Learners are motivated to join the community of practice and therefore motivated to participate in the learning activities in a way that also does not happen with asynchronous activities because they instantly have metaphors they can understand – talking, sitting, moving for example – and because the learning is done by the group not to the group. A 3D online virtual universe such as “Second Life” offers extensive opportunities for fantasy as well – avatar identity becomes a central element of the fantasy and the control offered by the environment. This also leads inevitably to the heuristic of ’interpersonal motivation’ since, as has already been established, this is fundamental to Second Life.
”Second Life” virtual environment is becoming significantly common within education institutions many of which have already set up a virtual campus, conducting virtual lessons in Second Life, enabling students to meet, attend classes, and create content together. Many educational establishments are now using Second Life as a meeting space, research various teaching and learning opportunities, test bed and, more importantly, a teaching and learning environment in which learners can participate in collaborative learning activities supported and guided by a facilitator.

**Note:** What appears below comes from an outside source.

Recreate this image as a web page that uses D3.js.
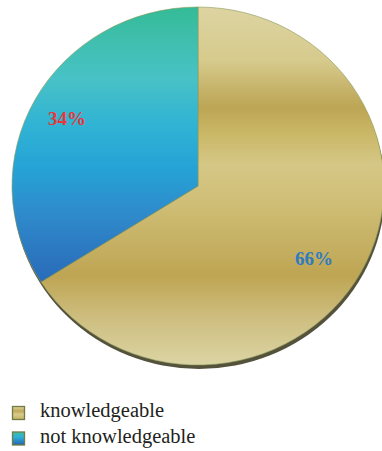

Preparing students for life in virtual environments is no longer an aim in itself as such places tend to become, through their constant presence in our lives, less and less ”virtual”, as what we call ”real” relies on a sense of ”reality”. Regardless of the shortcomings which are inevitable in any teaching approach, using technology as a support for student motivation and moreover, as a connector to nowadays requirements on the working market will ultimately render both students and teachers content of the education process they are involved in.
Course Book. Using New Technology in Language Learning 2009, Cambridge, UK: Bell International, Homerton College.
Vygotsky, L.S., 1978, Mind in Society: The development of higher psychological processes. Cambridge, MA: Harvard University Press.